↓
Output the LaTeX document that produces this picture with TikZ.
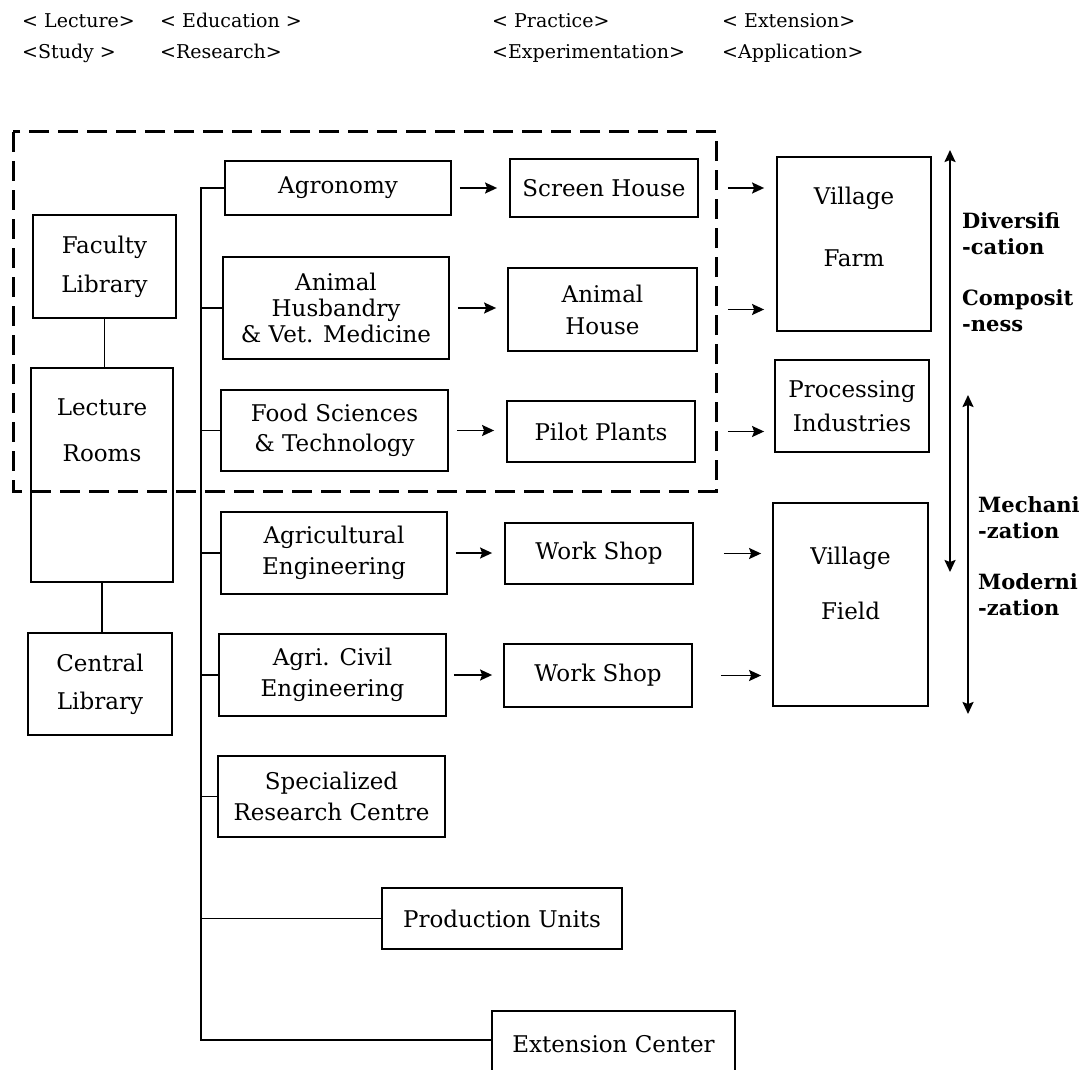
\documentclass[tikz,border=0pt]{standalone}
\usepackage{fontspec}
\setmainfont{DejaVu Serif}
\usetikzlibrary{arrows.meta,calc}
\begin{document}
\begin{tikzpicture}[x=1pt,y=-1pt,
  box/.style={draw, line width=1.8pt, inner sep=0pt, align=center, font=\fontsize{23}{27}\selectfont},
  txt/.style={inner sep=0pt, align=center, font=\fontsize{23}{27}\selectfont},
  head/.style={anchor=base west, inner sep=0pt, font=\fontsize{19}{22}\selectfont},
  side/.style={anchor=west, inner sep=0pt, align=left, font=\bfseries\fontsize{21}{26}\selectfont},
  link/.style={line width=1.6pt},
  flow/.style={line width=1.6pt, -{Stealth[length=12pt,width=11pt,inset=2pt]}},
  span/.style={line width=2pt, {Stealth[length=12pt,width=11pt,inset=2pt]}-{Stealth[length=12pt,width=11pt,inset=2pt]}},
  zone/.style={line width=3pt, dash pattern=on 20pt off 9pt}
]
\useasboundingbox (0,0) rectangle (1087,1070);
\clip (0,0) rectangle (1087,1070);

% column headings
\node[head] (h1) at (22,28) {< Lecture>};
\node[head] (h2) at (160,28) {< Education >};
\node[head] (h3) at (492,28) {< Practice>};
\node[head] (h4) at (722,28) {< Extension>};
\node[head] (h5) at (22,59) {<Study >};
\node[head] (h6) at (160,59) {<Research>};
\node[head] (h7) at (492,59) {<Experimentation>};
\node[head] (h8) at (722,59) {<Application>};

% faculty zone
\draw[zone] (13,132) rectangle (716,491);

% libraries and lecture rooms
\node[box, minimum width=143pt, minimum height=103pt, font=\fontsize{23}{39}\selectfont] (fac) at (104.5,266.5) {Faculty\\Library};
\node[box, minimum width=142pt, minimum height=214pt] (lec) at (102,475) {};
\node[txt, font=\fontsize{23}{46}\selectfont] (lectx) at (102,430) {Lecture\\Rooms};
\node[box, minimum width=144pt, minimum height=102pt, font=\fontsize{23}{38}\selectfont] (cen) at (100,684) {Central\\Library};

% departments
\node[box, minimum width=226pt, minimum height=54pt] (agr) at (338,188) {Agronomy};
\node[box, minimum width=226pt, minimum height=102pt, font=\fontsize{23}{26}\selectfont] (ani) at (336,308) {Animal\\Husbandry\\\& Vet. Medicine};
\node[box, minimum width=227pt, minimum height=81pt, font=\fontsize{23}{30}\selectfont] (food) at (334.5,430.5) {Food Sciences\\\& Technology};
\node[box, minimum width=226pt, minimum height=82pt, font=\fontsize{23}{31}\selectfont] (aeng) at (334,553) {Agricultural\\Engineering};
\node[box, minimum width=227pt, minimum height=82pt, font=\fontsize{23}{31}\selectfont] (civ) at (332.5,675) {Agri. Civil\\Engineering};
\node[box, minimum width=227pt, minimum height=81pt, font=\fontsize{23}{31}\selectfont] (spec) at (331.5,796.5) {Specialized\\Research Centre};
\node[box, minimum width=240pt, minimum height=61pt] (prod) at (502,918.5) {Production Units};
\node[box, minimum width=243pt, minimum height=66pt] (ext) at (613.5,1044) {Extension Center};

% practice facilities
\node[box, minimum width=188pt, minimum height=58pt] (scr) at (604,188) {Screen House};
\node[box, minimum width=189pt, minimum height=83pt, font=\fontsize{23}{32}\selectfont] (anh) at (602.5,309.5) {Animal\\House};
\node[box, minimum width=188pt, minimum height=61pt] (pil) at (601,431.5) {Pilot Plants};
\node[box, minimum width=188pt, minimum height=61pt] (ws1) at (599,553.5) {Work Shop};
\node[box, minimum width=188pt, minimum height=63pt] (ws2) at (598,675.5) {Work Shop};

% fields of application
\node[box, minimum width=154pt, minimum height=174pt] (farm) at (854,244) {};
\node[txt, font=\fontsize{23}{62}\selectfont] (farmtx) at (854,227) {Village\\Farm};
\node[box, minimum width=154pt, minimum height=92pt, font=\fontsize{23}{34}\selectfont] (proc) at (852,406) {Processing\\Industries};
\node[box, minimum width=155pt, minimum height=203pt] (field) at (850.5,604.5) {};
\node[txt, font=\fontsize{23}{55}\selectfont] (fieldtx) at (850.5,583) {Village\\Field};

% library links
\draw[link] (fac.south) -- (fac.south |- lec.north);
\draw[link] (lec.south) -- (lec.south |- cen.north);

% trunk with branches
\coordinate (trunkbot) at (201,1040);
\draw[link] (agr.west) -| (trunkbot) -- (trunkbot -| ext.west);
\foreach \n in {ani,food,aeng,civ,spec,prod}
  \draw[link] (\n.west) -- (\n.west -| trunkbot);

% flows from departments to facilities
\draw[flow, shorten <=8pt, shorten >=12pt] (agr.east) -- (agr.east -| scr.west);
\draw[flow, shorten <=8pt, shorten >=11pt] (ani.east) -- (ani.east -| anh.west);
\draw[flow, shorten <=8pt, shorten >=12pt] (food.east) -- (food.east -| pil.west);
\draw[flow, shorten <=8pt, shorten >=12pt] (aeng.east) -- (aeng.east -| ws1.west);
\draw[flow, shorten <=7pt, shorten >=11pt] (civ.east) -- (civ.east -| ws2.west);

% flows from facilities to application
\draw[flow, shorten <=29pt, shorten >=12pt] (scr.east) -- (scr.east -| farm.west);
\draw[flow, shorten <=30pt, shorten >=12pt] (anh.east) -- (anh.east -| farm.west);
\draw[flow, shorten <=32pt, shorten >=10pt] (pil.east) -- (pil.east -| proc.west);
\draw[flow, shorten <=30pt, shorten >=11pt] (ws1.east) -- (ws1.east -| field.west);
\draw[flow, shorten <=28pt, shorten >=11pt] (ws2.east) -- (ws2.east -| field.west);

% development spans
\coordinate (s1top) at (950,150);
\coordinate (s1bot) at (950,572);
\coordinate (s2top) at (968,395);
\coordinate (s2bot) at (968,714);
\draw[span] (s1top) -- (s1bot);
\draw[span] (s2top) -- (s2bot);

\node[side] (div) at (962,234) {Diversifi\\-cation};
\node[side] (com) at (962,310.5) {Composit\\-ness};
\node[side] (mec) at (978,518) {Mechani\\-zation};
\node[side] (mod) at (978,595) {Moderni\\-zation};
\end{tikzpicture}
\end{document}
↑
■ Aim ■
Copy the listing exactly. Any image in it stays out of the copy.

■ Answer to this task ■
Output the LaTeX document that produces this picture with TikZ.
\documentclass[tikz,border=0pt]{standalone}
\usepackage{fontspec}
\setmainfont{DejaVu Serif}
\usetikzlibrary{arrows.meta,calc}
\begin{document}
\begin{tikzpicture}[x=1pt,y=-1pt,
  box/.style={draw, line width=1.8pt, inner sep=0pt, align=center, font=\fontsize{23}{27}\selectfont},
  txt/.style={inner sep=0pt, align=center, font=\fontsize{23}{27}\selectfont},
  head/.style={anchor=base west, inner sep=0pt, font=\fontsize{19}{22}\selectfont},
  side/.style={anchor=west, inner sep=0pt, align=left, font=\bfseries\fontsize{21}{26}\selectfont},
  link/.style={line width=1.6pt},
  flow/.style={line width=1.6pt, -{Stealth[length=12pt,width=11pt,inset=2pt]}},
  span/.style={line width=2pt, {Stealth[length=12pt,width=11pt,inset=2pt]}-{Stealth[length=12pt,width=11pt,inset=2pt]}},
  zone/.style={line width=3pt, dash pattern=on 20pt off 9pt}
]
\useasboundingbox (0,0) rectangle (1087,1070);
\clip (0,0) rectangle (1087,1070);

% column headings
\node[head] (h1) at (22,28) {< Lecture>};
\node[head] (h2) at (160,28) {< Education >};
\node[head] (h3) at (492,28) {< Practice>};
\node[head] (h4) at (722,28) {< Extension>};
\node[head] (h5) at (22,59) {<Study >};
\node[head] (h6) at (160,59) {<Research>};
\node[head] (h7) at (492,59) {<Experimentation>};
\node[head] (h8) at (722,59) {<Application>};

% faculty zone
\draw[zone] (13,132) rectangle (716,491);

% libraries and lecture rooms
\node[box, minimum width=143pt, minimum height=103pt, font=\fontsize{23}{39}\selectfont] (fac) at (104.5,266.5) {Faculty\\Library};
\node[box, minimum width=142pt, minimum height=214pt] (lec) at (102,475) {};
\node[txt, font=\fontsize{23}{46}\selectfont] (lectx) at (102,430) {Lecture\\Rooms};
\node[box, minimum width=144pt, minimum height=102pt, font=\fontsize{23}{38}\selectfont] (cen) at (100,684) {Central\\Library};

% departments
\node[box, minimum width=226pt, minimum height=54pt] (agr) at (338,188) {Agronomy};
\node[box, minimum width=226pt, minimum height=102pt, font=\fontsize{23}{26}\selectfont] (ani) at (336,308) {Animal\\Husbandry\\\& Vet. Medicine};
\node[box, minimum width=227pt, minimum height=81pt, font=\fontsize{23}{30}\selectfont] (food) at (334.5,430.5) {Food Sciences\\\& Technology};
\node[box, minimum width=226pt, minimum height=82pt, font=\fontsize{23}{31}\selectfont] (aeng) at (334,553) {Agricultural\\Engineering};
\node[box, minimum width=227pt, minimum height=82pt, font=\fontsize{23}{31}\selectfont] (civ) at (332.5,675) {Agri. Civil\\Engineering};
\node[box, minimum width=227pt, minimum height=81pt, font=\fontsize{23}{31}\selectfont] (spec) at (331.5,796.5) {Specialized\\Research Centre};
\node[box, minimum width=240pt, minimum height=61pt] (prod) at (502,918.5) {Production Units};
\node[box, minimum width=243pt, minimum height=66pt] (ext) at (613.5,1044) {Extension Center};

% practice facilities
\node[box, minimum width=188pt, minimum height=58pt] (scr) at (604,188) {Screen House};
\node[box, minimum width=189pt, minimum height=83pt, font=\fontsize{23}{32}\selectfont] (anh) at (602.5,309.5) {Animal\\House};
\node[box, minimum width=188pt, minimum height=61pt] (pil) at (601,431.5) {Pilot Plants};
\node[box, minimum width=188pt, minimum height=61pt] (ws1) at (599,553.5) {Work Shop};
\node[box, minimum width=188pt, minimum height=63pt] (ws2) at (598,675.5) {Work Shop};

% fields of application
\node[box, minimum width=154pt, minimum height=174pt] (farm) at (854,244) {};
\node[txt, font=\fontsize{23}{62}\selectfont] (farmtx) at (854,227) {Village\\Farm};
\node[box, minimum width=154pt, minimum height=92pt, font=\fontsize{23}{34}\selectfont] (proc) at (852,406) {Processing\\Industries};
\node[box, minimum width=155pt, minimum height=203pt] (field) at (850.5,604.5) {};
\node[txt, font=\fontsize{23}{55}\selectfont] (fieldtx) at (850.5,583) {Village\\Field};

% library links
\draw[link] (fac.south) -- (fac.south |- lec.north);
\draw[link] (lec.south) -- (lec.south |- cen.north);

% trunk with branches
\coordinate (trunkbot) at (201,1040);
\draw[link] (agr.west) -| (trunkbot) -- (trunkbot -| ext.west);
\foreach \n in {ani,food,aeng,civ,spec,prod}
  \draw[link] (\n.west) -- (\n.west -| trunkbot);

% flows from departments to facilities
\draw[flow, shorten <=8pt, shorten >=12pt] (agr.east) -- (agr.east -| scr.west);
\draw[flow, shorten <=8pt, shorten >=11pt] (ani.east) -- (ani.east -| anh.west);
\draw[flow, shorten <=8pt, shorten >=12pt] (food.east) -- (food.east -| pil.west);
\draw[flow, shorten <=8pt, shorten >=12pt] (aeng.east) -- (aeng.east -| ws1.west);
\draw[flow, shorten <=7pt, shorten >=11pt] (civ.east) -- (civ.east -| ws2.west);

% flows from facilities to application
\draw[flow, shorten <=29pt, shorten >=12pt] (scr.east) -- (scr.east -| farm.west);
\draw[flow, shorten <=30pt, shorten >=12pt] (anh.east) -- (anh.east -| farm.west);
\draw[flow, shorten <=32pt, shorten >=10pt] (pil.east) -- (pil.east -| proc.west);
\draw[flow, shorten <=30pt, shorten >=11pt] (ws1.east) -- (ws1.east -| field.west);
\draw[flow, shorten <=28pt, shorten >=11pt] (ws2.east) -- (ws2.east -| field.west);

% development spans
\coordinate (s1top) at (950,150);
\coordinate (s1bot) at (950,572);
\coordinate (s2top) at (968,395);
\coordinate (s2bot) at (968,714);
\draw[span] (s1top) -- (s1bot);
\draw[span] (s2top) -- (s2bot);

\node[side] (div) at (962,234) {Diversifi\\-cation};
\node[side] (com) at (962,310.5) {Composit\\-ness};
\node[side] (mec) at (978,518) {Mechani\\-zation};
\node[side] (mod) at (978,595) {Moderni\\-zation};
\end{tikzpicture}
\end{document}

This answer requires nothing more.